Principal Component Analysis
Representation Learning
Representation learning is a fundamental sub-field of machine learning that is concerned with acquiring meaningful and compact representations of intricate data, facilitating various tasks such as dimensionality reduction, clustering, and classification.
Let us consider a dataset \(\{\mathbf{x}_1, \mathbf{x}_2, \ldots, \mathbf{x}_n\}\), where each \(\mathbf{x}_i \in \mathbb{R}^{d}\). The objective is to find a representation that minimizes the reconstruction error.
We can start by seeking the best linear representation of the dataset, denoted by \(\mathbf{w}\), subject to the constraint \(||\mathbf{w}||=1\).
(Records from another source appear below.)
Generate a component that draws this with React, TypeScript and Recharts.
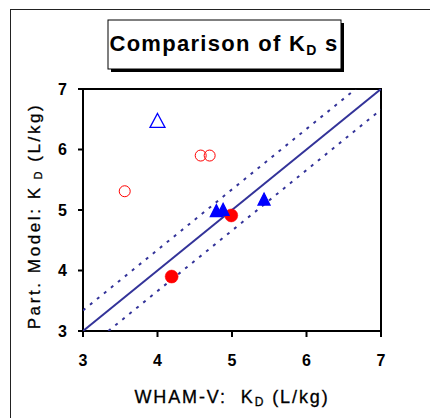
import { ScatterChart, Scatter, XAxis, YAxis, ReferenceArea } from 'recharts';

const axisTicks = [3, 4, 5, 6, 7];

// Partition model vs WHAM-V log K_D values
const openCircles = [
  { x: 3.56, y: 5.31 },
  { x: 4.58, y: 5.9 },
  { x: 4.7, y: 5.9 },
];
const openTriangles = [{ x: 4.0, y: 6.48 }];
const filledCircles = [
  { x: 4.19, y: 3.9 },
  { x: 4.99, y: 4.91 },
];
const filledTriangles = [
  { x: 4.79, y: 4.99 },
  { x: 4.88, y: 5.01 },
  { x: 5.43, y: 5.18 },
];

const oneToOne = [
  { x: 3, y: 3 },
  { x: 7, y: 7 },
];
const upperBound = [
  { x: 3, y: 3.34 },
  { x: 6.66, y: 7 },
];
const lowerBound = [
  { x: 3.34, y: 3 },
  { x: 7, y: 6.66 },
];

const FONT = '"Liberation Sans", Arial, sans-serif';
const NAVY = '#333399';

const tickStyle = { fontFamily: FONT, fontWeight: 'bold' as const, fontSize: 16, fill: '#000' };

function Tri({ cx, cy, w, h, fill, stroke }: any) {
  const pts = `${cx},${cy - h / 2} ${cx + w / 2},${cy + h / 2} ${cx - w / 2},${cy + h / 2}`;
  return <polygon points={pts} fill={fill} stroke={stroke} strokeWidth={1.3} />;
}

const noShape = () => <g />;

export default function App() {
  return (
    <div style={{ position: 'absolute', left: 0, top: 0, width: 430, height: 418, background: '#fff', overflow: 'hidden', fontFamily: FONT }}>
      <div style={{ position: 'absolute', left: 10, top: 9, width: 500, height: 500, borderTop: '1px solid #222', borderLeft: '1px solid #222' }} />
      <div style={{ position: 'absolute', left: 0, top: 0 }}>
        <ScatterChart width={430} height={418} margin={{ top: 89, right: 49, left: 0, bottom: 0 }}>
          <XAxis
            type="number"
            dataKey="x"
            domain={[3, 7]}
            ticks={axisTicks}
            height={87}
            tick={tickStyle}
            tickSize={6}
            tickMargin={18}
            stroke="#000"
            strokeWidth={2}
            allowDataOverflow
          />
          <YAxis
            type="number"
            dataKey="y"
            domain={[3, 7]}
            ticks={axisTicks}
            width={83}
            tick={tickStyle}
            tickSize={5}
            tickMargin={11}
            stroke="#000"
            strokeWidth={2}
            allowDataOverflow
          />
          <Scatter data={upperBound} line={{ stroke: NAVY, strokeWidth: 2, strokeDasharray: '3 6' }} shape={noShape} isAnimationActive={false} />
          <Scatter data={lowerBound} line={{ stroke: NAVY, strokeWidth: 2, strokeDasharray: '3 6' }} shape={noShape} isAnimationActive={false} />
          <Scatter data={oneToOne} line={{ stroke: NAVY, strokeWidth: 2 }} shape={noShape} isAnimationActive={false} />
          <ReferenceArea x1={3} x2={7} y1={3} y2={7} fill="none" fillOpacity={0} stroke="#000" strokeWidth={2} ifOverflow="visible" />
          <Scatter
            data={openCircles}
            isAnimationActive={false}
            shape={(p: any) => <circle cx={p.cx} cy={p.cy} r={5.5} fill="none" stroke="#ff0000" strokeWidth={1} />}
          />
          <Scatter
            data={openTriangles}
            isAnimationActive={false}
            shape={(p: any) => <Tri cx={p.cx} cy={p.cy} w={15} h={14} fill="#fff" stroke="#0000ff" />}
          />
          <Scatter
            data={filledCircles}
            isAnimationActive={false}
            shape={(p: any) => <circle cx={p.cx} cy={p.cy} r={6.5} fill="#ff0000" stroke="#ff0000" strokeWidth={0.5} />}
          />
          <Scatter
            data={filledTriangles}
            isAnimationActive={false}
            shape={(p: any) => <Tri cx={p.cx} cy={p.cy} w={12} h={12} fill="#0000ff" stroke="#0000ff" />}
          />
        </ScatterChart>
      </div>
      <svg width={430} height={418} style={{ position: 'absolute', left: 0, top: 0, pointerEvents: 'none' }}>
        <rect x={111} y={23} width={233} height={49} fill="#000" />
        <rect x={108} y={20} width={233} height={49} fill="#fff" stroke="#000" strokeWidth={1} />
        <text x={224} y={51} textAnchor="middle" fontFamily={FONT} fontWeight="bold" fontSize={22} letterSpacing={1.3} fill="#000">
          Comparison of K
          <tspan fontSize={14} dy={4}>D</tspan>
          <tspan dy={-4}>{'\u00a0'}s</tspan>
        </text>
        <text
          x={39.5}
          y={216}
          transform="rotate(-90 39.5 216)"
          textAnchor="middle"
          fontFamily={FONT}
          fontSize={17}
          letterSpacing={2.6}
          fill="#000"
          stroke="#000"
          strokeWidth={0.3}
        >
          Part. Model: K
          <tspan fontSize={11} dy={2}>{'\u00a0'}D</tspan>
          <tspan dy={-2}> (L/kg)</tspan>
        </text>
        <text
          x={232}
          y={403}
          textAnchor="middle"
          fontFamily={FONT}
          fontSize={18}
          letterSpacing={1.9}
          fill="#000"
          stroke="#000"
          strokeWidth={0.3}
        >
          {'WHAM-V:\u00a0\u00a0K'}
          <tspan fontSize={12} dy={3}>D</tspan>
          <tspan dy={-3}> (L/kg)</tspan>
        </text>
      </svg>
    </div>
  );
}
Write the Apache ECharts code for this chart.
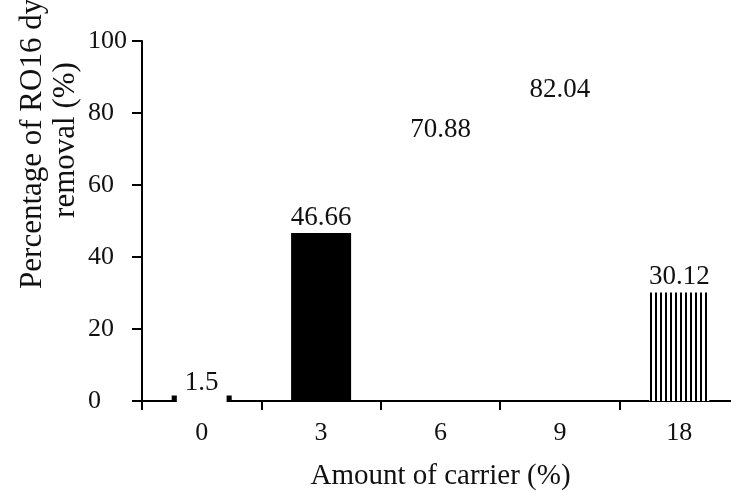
<!DOCTYPE html>
<html>
<head>
<meta charset="utf-8">
<script src="https://cdn.jsdelivr.net/npm/echarts@6/dist/echarts.min.js"></script>
<style>
html,body{margin:0;padding:0;background:#fff;}
#chart{width:731px;height:492px;}
</style>
</head>
<body>
<div id="chart"></div>
<script>
// ---- data ----
const categories = ['0', '3', '6', '9', '18'];
const removal = [1.5, 46.66, 70.88, 82.04, 30.12];
const yMin = 0, yMax = 100, yStep = 20;
const xTitle = 'Amount of carrier (%)';
const yTitleLine1 = 'Percentage of RO16 dye';
const yTitleLine2 = 'removal (%)';

// ---- styles ----
const FONT = '"Liberation Serif", "Times New Roman", serif';
function stripes() {
  const c = document.createElement('canvas');
  c.width = 5; c.height = 10;
  const g = c.getContext('2d');
  g.fillStyle = '#fff'; g.fillRect(0, 0, 5, 10);
  g.fillStyle = '#000'; g.fillRect(0, 0, 2, 10);
  return c;
}
const fills = ['#000', '#000', 'rgba(255,255,255,0)', 'rgba(255,255,255,0)', { image: stripes(), repeat: 'repeat' }];

const data = removal.map((v, i) => {
  const item = { value: v, itemStyle: { color: fills[i] } };
  if (i === 0) {
    item.label = {
      position: 'insideBottom',
      distance: -2,
      backgroundColor: '#fff',
      padding: [7, 8, 7, 8]
    };
  }
  return item;
});

const chart = echarts.init(document.getElementById('chart'));
chart.setOption({
  animation: false,
  backgroundColor: '#fff',
  grid: { left: 142, right: -8, top: 41, bottom: 91, containLabel: false, outerBoundsMode: 'none' },
  xAxis: {
    type: 'category',
    data: categories,
    name: xTitle,
    nameLocation: 'middle',
    nameGap: 61,
    nameTextStyle: { fontFamily: FONT, fontSize: 29, color: '#111' },
    axisLine: { lineStyle: { color: '#000', width: 2 } },
    axisTick: { show: true, alignWithLabel: false, length: 9, lineStyle: { color: '#000', width: 2 } },
    axisLabel: { fontFamily: FONT, fontSize: 26, color: '#111', margin: 19 },
    splitLine: { show: false }
  },
  yAxis: {
    type: 'value',
    min: yMin, max: yMax, interval: yStep,
    axisLine: { show: true, lineStyle: { color: '#000', width: 2 } },
    axisTick: { show: true, length: 10, lineStyle: { color: '#000', width: 2 } },
    axisLabel: { fontFamily: FONT, fontSize: 26, color: '#111', margin: 54, align: 'left' },
    splitLine: { show: false }
  },
  series: [{
    type: 'bar',
    data: data,
    barWidth: 60,
    label: {
      show: true,
      position: 'top',
      distance: 2,
      fontFamily: FONT,
      fontSize: 27,
      color: '#111',
      formatter: p => String(p.value)
    }
  }],
  graphic: [
    {
      type: 'text', x: 33, y: 137, rotation: Math.PI / 2,
      style: { text: yTitleLine1, font: '31px ' + FONT, fill: '#111', textAlign: 'center', textVerticalAlign: 'middle' }
    },
    {
      type: 'text', x: 66, y: 140, rotation: Math.PI / 2,
      style: { text: yTitleLine2, font: '31px ' + FONT, fill: '#111', textAlign: 'center', textVerticalAlign: 'middle' }
    }
  ]
});
</script>
</body>
</html>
The representation is given by, \[\begin{align*} \frac{(\mathbf{x}_i^T\mathbf{w})}{\mathbf{w}^T\mathbf{w}}&\mathbf{w} \\ \text{However, }||\mathbf{w}||&=1\\ \therefore \text{ Projection } &= (\mathbf{x}_i^T\mathbf{w})\mathbf{w} \end{align*}\]
The reconstruction error is computed as follows, \[ \text{Reconstruction Error}(f(\mathbf{w})) = \frac{1}{n} \sum _{i=1} ^{n} || \mathbf{x}_i - (\mathbf{x}_i^T\mathbf{w})\mathbf{w} || ^ 2 \] where \(\mathbf{x}_i - (\mathbf{x}_i^T\mathbf{w})\mathbf{w}\) is termed the residue and can be represented as \(\mathbf{x}'\).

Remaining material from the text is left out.